Taking Your Sketches to the Next Level
Once you have the basics of how to draw Easter characters down, start thinking about storytelling.
A bunny sitting there is a portrait. A bunny tipped over a basket and spilling eggs is a story.
Movement adds life. Tilt the head. Give one ear a slight flop. Make the eggs different sizes. These little "imperfections" are what make art feel human.
If you're working digitally, like in Procreate or Photoshop, use layers. Put your rough "sketchy" shapes on the bottom, then do your "clean" ink lines on top. It saves you the heartache of ruining a good drawing with one bad pen stroke.
Real-World Inspiration
Don't just look at other drawings. Look at real rabbits. Look at real lilies. Look at the way a wicker basket actually reflects light.

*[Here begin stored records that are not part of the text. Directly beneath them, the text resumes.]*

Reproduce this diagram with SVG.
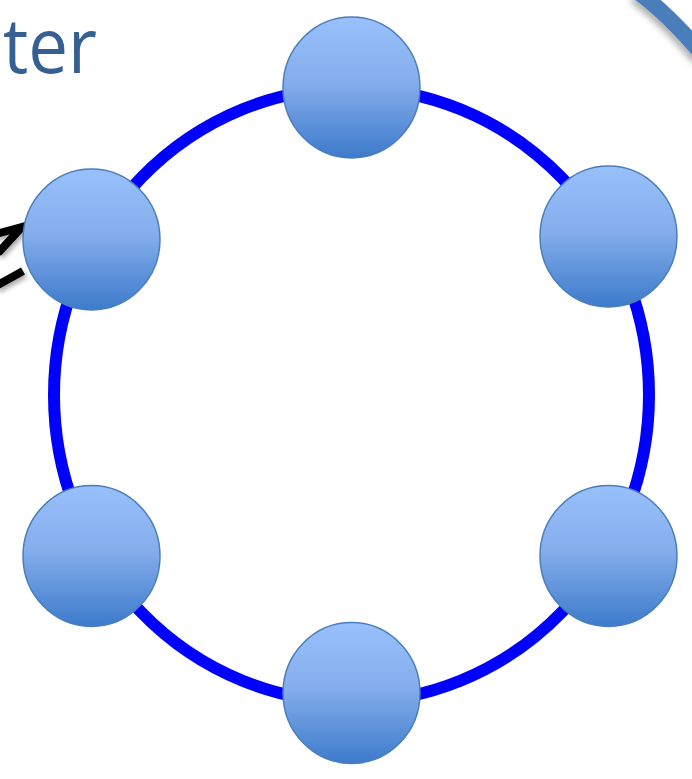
<svg xmlns="http://www.w3.org/2000/svg" width="692" height="779" viewBox="0 0 692 779">
  <defs>
    <linearGradient id="nodeGrad" x1="0" y1="0" x2="0" y2="1">
      <stop offset="0" stop-color="#98c0fb"/>
      <stop offset="0.45" stop-color="#86aeec"/>
      <stop offset="1" stop-color="#3d7bcb"/>
    </linearGradient>
    <filter id="shadow" x="-50%" y="-50%" width="200%" height="200%">
      <feDropShadow dx="2" dy="3" stdDeviation="2.5" flood-color="#000" flood-opacity="0.35"/>
    </filter>
    <filter id="arcShadow" x="-50%" y="-50%" width="200%" height="200%">
      <feDropShadow dx="-3" dy="4" stdDeviation="3" flood-color="#000" flood-opacity="0.3"/>
    </filter>
  </defs>
  <style>
    .node { fill: url(#nodeGrad); stroke: #4a7ebb; stroke-width: 1.5; }
    .ring { fill: none; stroke: #0000ff; stroke-width: 12; }
    .arrow { fill: none; stroke: #000; stroke-width: 8; stroke-linecap: butt; stroke-linejoin: miter; }
    .title { font-family: "Open Sans", "Liberation Sans", sans-serif; font-size: 76px; fill: #366092; }
  </style>
  <rect width="692" height="779" fill="#ffffff"/>

  <g id="title">
    <text class="title" x="3" y="73" textLength="94" lengthAdjust="spacingAndGlyphs">ter</text>
  </g>

  <g id="frame-arc">
    <path d="M 638 -8 Q 668 14 702 54" fill="none" stroke="#4a7ebb" stroke-width="16" filter="url(#arcShadow)"/>
  </g>

  <g id="connectors">
    <ellipse class="ring" cx="351.5" cy="395" rx="297.5" ry="307"/>
    <g filter="url(#shadow)">
      <polyline class="arrow" points="-4,234 22,227 -2,253"/>
      <line class="arrow" x1="-4" y1="286" x2="23" y2="271"/>
    </g>
  </g>

  <g id="node-top"><ellipse class="node" cx="351.5" cy="87.5" rx="68.5" ry="70.5"/></g>
  <g id="node-top-left"><ellipse class="node" cx="91.5" cy="239.5" rx="68.5" ry="70.5"/></g>
  <g id="node-top-right"><ellipse class="node" cx="608.5" cy="236.5" rx="68.5" ry="70.5"/></g>
  <g id="node-bottom-left"><ellipse class="node" cx="91.5" cy="556" rx="68.5" ry="70.5"/></g>
  <g id="node-bottom-right"><ellipse class="node" cx="608.5" cy="556" rx="68.5" ry="70.5"/></g>
  <g id="node-bottom"><ellipse class="node" cx="351.5" cy="693" rx="68.5" ry="70.5"/></g>
</svg>
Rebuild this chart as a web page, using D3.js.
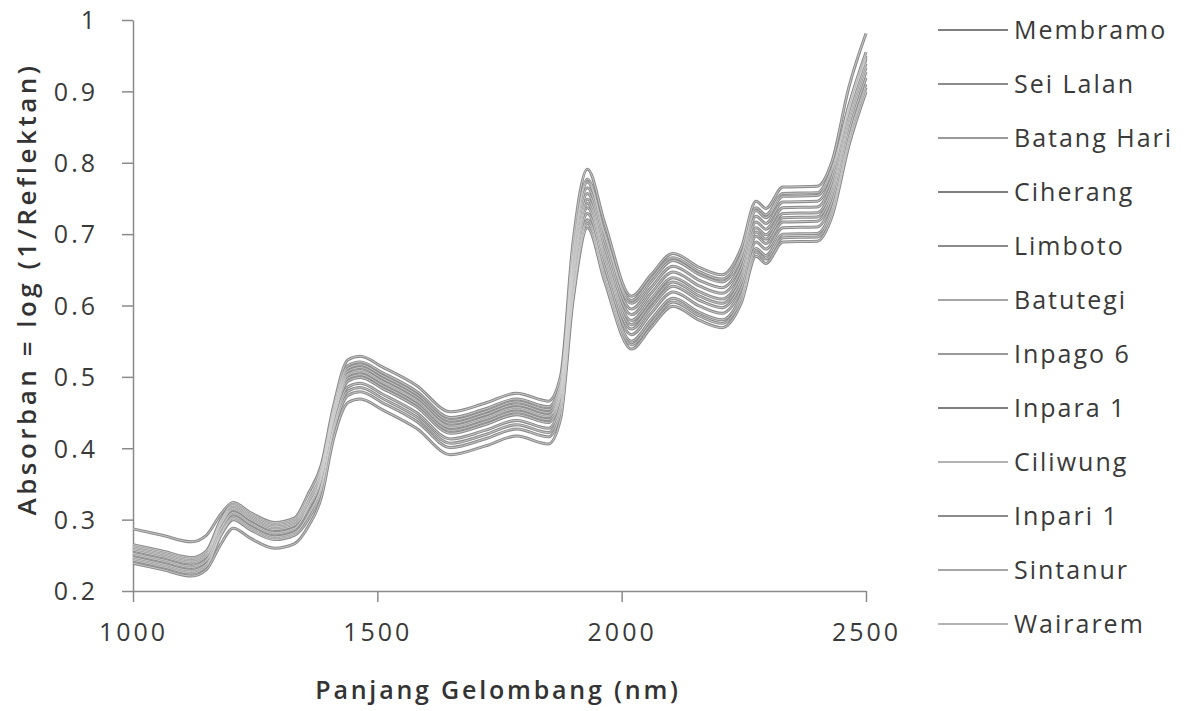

The Cornell Lab of Ornithology has some great resources on animal movement, and while they focus on birds, the principles of observing nature apply to everything you draw. The way a bird's feathers lay is very similar to how a rabbit's fur flows.
Actionable Steps to Improve Your Easter Art
To move from "I can't draw a stick figure" to creating decent holiday art, follow this progression. Don't skip steps.
- Shape Mapping: Spend 10 minutes drawing nothing but ovals and circles. Try to make them different "weights." This builds the foundation for eggs and body forms.
- The Silhouette Test: Fill in your drawing entirely with black. If you can't tell what it is just by the outline, your proportions are off. A bunny should look like a bunny even if it’s just a shadow.
- Light Source Selection: Before you start shading, draw a tiny sun in the corner of your page. Every shadow you draw must fall away from that sun. This keeps your lighting consistent.
- Vary Your Media: Try drawing an Easter scene with a highlighter. Then try a crayon. Then a fine-liner. Each tool forces you to think about lines differently.
- Limit Your Palette: Use only three colors. Maybe lavender, mint green, and a warm grey. This prevents the drawing from looking like a "color explosion" and gives it a professional, curated feel.
Start by sketching a single egg today. Don't worry about the bunny yet. Just get the egg right. Once you can draw a convincing 3D egg, the rest of the holiday icons—the baskets, the chicks, the flowers—will fall into place because they all rely on those same basic principles of volume and light.